I find that I love the freedom of being at home.  The past couple of years have been wonderful, fantastic and awesome.  I love being at home.  I do sometimes miss the contact with people.  There are days that I wished with all my heart … that Alvin could talk.  Seriously.  Definitely miss the human contact.  I am so blessed to have a computer, and the internet so that on those blustery winter days, I can at least chat with someone.  We all need that contact.  Perhaps one of these decades our technology will let us travel without the aid of “physical transportation”, like cars or buses.  Just like Star Trek …… “beam me up, Scottie”.  That would be great.  Then I could take Alvin and we could go and visit my sister in Regina or take a walk somewhere in Hawaii and be home in time for bed.   Wouldn’t that be great?  Oh my gosh…. that would be so amazing…

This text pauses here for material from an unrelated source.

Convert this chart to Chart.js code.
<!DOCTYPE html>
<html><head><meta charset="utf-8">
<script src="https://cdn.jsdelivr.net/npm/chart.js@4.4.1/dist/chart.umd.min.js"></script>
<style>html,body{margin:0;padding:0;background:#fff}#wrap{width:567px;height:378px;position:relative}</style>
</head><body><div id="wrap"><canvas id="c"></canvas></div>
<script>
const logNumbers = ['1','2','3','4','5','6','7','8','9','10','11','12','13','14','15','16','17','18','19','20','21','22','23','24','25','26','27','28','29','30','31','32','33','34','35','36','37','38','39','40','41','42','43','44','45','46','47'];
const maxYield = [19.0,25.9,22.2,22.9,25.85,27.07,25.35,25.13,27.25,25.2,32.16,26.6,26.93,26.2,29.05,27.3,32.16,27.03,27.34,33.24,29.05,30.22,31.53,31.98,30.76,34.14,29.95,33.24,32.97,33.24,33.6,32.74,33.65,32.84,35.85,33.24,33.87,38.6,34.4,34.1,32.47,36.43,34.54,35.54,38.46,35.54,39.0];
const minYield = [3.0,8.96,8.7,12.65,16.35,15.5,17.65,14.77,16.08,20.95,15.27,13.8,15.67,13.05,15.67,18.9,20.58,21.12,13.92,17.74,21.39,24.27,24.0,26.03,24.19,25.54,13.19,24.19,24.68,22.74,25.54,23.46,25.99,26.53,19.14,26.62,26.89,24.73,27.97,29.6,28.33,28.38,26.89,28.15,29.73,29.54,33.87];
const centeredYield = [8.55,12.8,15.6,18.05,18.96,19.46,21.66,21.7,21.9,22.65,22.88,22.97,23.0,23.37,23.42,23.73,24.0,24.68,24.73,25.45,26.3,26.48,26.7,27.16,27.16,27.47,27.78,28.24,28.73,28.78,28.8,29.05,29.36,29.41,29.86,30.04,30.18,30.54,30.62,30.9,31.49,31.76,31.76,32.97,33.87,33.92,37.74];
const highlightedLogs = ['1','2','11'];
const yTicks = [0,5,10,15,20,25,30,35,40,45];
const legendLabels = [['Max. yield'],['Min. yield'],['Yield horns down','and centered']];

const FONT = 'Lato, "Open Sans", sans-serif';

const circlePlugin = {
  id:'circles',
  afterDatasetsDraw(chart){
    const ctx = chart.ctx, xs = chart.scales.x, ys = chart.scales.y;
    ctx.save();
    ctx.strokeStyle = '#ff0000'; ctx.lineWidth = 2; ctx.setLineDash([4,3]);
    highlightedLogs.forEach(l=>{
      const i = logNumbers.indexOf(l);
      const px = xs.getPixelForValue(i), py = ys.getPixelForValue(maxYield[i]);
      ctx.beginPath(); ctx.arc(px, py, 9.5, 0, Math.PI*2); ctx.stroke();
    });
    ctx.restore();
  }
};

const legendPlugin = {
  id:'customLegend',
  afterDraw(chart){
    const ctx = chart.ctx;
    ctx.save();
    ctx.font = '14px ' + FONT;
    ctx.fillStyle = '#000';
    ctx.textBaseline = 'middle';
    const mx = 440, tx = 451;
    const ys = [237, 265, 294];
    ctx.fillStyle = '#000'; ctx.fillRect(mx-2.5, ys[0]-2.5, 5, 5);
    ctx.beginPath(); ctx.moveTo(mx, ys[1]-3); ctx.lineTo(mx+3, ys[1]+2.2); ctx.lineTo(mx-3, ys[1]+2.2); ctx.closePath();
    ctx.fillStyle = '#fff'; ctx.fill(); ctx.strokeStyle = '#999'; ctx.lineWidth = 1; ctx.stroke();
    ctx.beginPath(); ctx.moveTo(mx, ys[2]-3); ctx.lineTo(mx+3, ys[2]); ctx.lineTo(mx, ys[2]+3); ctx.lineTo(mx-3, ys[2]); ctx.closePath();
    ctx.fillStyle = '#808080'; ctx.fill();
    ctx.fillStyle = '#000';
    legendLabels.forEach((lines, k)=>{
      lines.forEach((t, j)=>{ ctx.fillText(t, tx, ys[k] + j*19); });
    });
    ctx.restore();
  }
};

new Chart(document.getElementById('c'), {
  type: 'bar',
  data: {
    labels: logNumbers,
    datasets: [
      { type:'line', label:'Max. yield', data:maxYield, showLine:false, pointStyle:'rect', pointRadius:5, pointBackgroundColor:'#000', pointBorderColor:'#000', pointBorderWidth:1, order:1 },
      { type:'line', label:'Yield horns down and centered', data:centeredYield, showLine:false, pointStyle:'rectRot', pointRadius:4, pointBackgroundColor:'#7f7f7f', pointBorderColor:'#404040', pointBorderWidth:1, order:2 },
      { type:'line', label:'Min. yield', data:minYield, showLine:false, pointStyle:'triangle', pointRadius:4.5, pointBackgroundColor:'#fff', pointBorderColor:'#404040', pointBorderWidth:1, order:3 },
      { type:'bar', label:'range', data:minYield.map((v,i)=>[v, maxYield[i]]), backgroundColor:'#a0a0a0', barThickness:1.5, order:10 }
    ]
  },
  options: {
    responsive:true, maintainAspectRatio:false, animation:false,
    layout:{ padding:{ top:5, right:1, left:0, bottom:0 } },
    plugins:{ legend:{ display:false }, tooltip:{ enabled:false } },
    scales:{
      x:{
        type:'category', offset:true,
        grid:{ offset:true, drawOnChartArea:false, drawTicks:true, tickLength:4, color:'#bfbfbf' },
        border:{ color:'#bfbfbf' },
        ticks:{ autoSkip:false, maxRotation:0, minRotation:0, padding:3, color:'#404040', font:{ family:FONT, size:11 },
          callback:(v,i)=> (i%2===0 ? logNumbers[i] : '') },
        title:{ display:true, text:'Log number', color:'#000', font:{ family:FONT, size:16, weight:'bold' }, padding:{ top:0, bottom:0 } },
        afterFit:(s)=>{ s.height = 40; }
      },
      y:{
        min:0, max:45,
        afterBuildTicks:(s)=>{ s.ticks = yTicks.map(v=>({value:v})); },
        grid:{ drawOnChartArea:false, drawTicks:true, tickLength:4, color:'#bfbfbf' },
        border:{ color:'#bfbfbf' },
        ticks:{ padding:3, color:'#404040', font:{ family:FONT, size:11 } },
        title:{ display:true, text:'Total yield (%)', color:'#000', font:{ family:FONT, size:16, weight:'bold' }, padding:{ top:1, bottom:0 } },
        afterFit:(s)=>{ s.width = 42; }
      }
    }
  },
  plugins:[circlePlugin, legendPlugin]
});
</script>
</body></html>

Guess I got sidetracked a little.  Just a bit.  But again that happens when you are starved for human contact.  Although I did babysit for the neighbour just one hour ago.  Sometimes you just need another ADULT around ….. LOL.

Back to “just thinking” ……. what direction …. what to do.  I want to write.  But in what capacity?   Do I put my notes together, and finally get that book published?  Do I do some serious work, and get this blog up to where it should be?  Do I write for a magazine or some on-line venue?  Where do I start?  What next?  A thousand – no ten million questions cloud my mind.   I know that there are things that I need to do.  I will say that at this very moment – it is hard to remain focused as the sky has cleared.  The sun shone for about one hour and is now starting to set.

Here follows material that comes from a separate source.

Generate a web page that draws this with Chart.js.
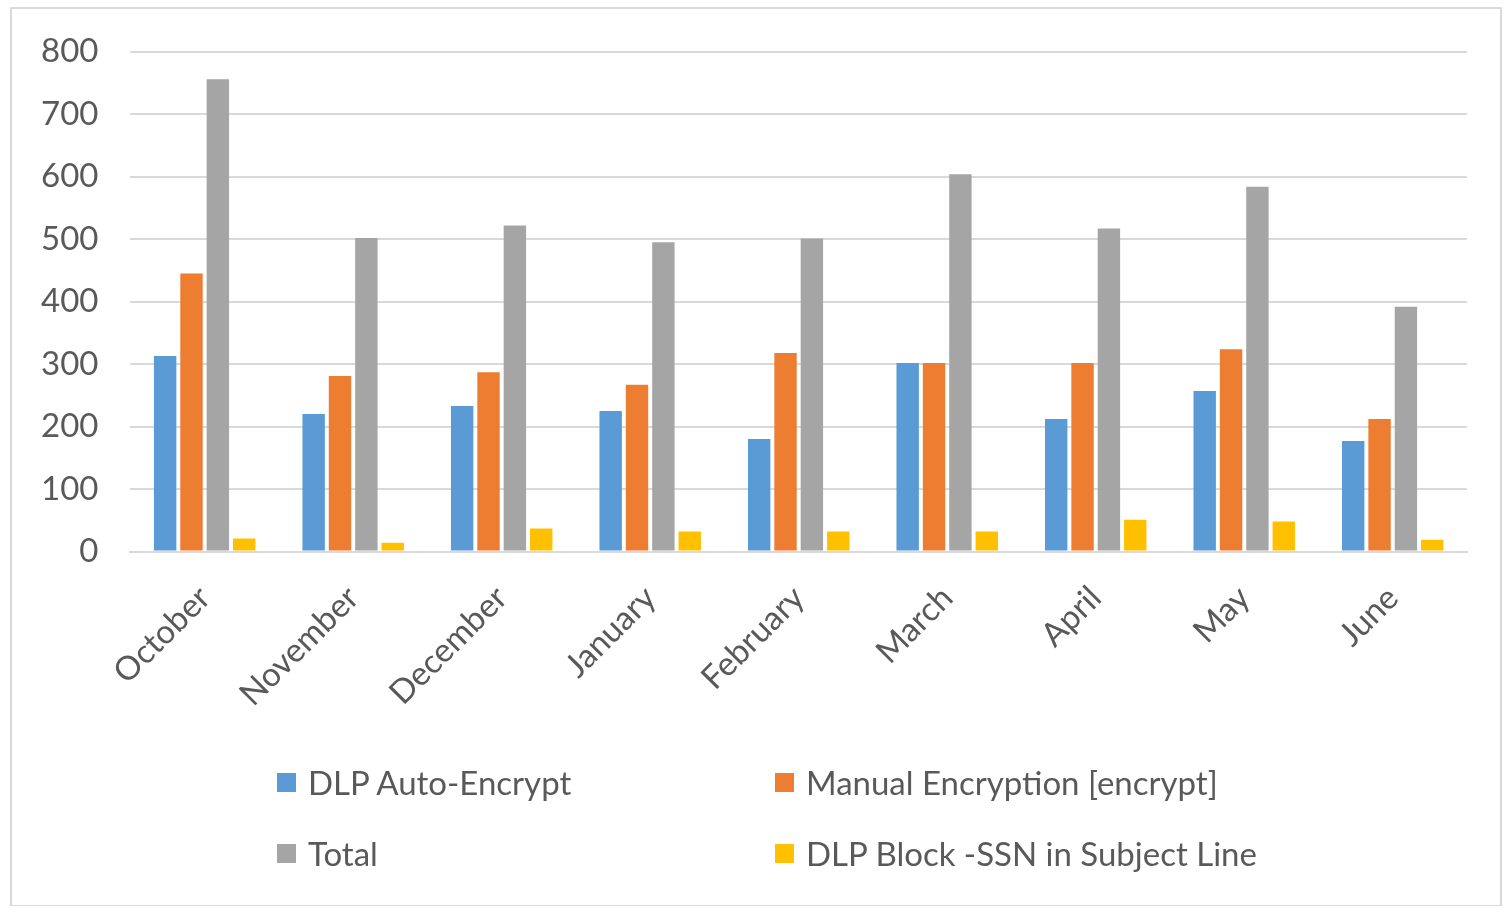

So here I sit ….. typing away on the keyboard while Alvin sleeps on the floor in the hallway.  He must have heard my thoughts as he just lifted his head.  I know that he tries to comfort me when I need someone to talk to ….. I think that he knows… but let’s face it….he lacks in the conversational department.  I do love him very much, and this is not to complain.  He does keep me company.  Alvin has the personality of a social butterfly.  Loves people.  When the little kids arrived earlier …. he was so excited.  Honestly you would think that it had been months since he last saw someone other than me.  So whose complaining now (LOL).   Not me……  LOL

Well so much for “just thinking” …… am I farther ahead or about the same….. well I am not sure.  Time will tell.  I am at this exact moment in time amazingly HAPPY and so grateful to be here.

So for now “just thinking” …… oh, Alvin just stood up by my chair and put his paws on my arm….. a signal that it is time to go downstairs.  I think just a tad early for supper as it is only 4:15 p.m. but what the hey.  It is only time.  If he is hungry …. then he should eat.  Time to go.